Problem details:
Print the lines of the listing below verbatim from its first line through the line bearing "import plotly.graph_objects as go". Any pictures are to be omitted.

Data:

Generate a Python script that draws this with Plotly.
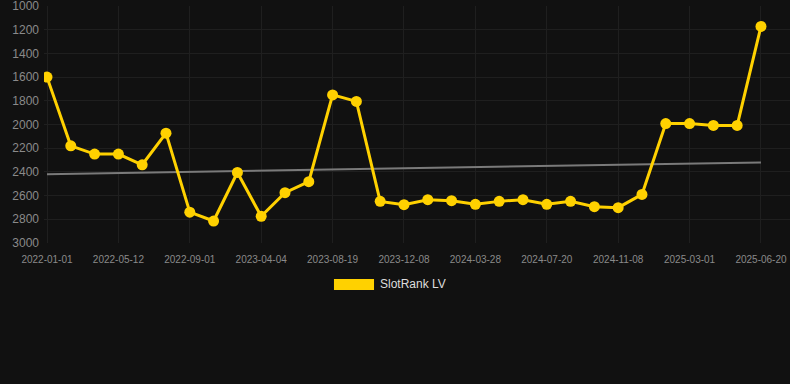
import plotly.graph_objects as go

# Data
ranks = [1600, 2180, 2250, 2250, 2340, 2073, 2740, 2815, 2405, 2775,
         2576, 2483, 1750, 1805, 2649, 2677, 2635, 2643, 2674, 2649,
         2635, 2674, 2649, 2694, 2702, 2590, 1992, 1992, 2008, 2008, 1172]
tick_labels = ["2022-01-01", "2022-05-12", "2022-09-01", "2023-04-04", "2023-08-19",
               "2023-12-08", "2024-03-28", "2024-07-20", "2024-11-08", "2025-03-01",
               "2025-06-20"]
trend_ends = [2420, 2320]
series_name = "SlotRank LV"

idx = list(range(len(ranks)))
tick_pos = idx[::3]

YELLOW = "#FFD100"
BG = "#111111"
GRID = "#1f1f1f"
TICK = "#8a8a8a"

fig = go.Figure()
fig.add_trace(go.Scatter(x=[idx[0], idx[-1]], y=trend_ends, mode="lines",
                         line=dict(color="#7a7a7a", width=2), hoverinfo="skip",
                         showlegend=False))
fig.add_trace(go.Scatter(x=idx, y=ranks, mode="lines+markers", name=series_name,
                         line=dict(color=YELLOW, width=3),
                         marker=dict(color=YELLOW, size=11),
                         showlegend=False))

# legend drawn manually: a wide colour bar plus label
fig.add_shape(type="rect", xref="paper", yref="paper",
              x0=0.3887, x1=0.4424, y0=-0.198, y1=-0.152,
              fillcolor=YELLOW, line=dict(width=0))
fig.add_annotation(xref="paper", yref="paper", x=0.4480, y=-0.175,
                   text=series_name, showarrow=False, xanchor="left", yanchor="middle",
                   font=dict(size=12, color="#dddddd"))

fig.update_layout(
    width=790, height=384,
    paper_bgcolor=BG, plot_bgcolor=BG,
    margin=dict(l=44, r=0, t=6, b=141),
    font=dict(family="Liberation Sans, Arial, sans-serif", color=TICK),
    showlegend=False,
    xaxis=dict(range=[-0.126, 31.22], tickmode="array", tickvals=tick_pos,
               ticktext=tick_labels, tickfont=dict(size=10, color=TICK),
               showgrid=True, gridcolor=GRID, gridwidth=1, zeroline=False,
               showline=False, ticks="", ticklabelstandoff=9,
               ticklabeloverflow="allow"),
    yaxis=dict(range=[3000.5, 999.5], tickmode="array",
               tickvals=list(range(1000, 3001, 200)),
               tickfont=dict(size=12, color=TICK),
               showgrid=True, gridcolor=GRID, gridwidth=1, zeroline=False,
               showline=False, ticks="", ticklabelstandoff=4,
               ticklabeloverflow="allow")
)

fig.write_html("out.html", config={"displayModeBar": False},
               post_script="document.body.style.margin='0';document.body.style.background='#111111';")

Exercise solution:
Generate a Python script that draws this with Plotly.
import plotly.graph_objects as go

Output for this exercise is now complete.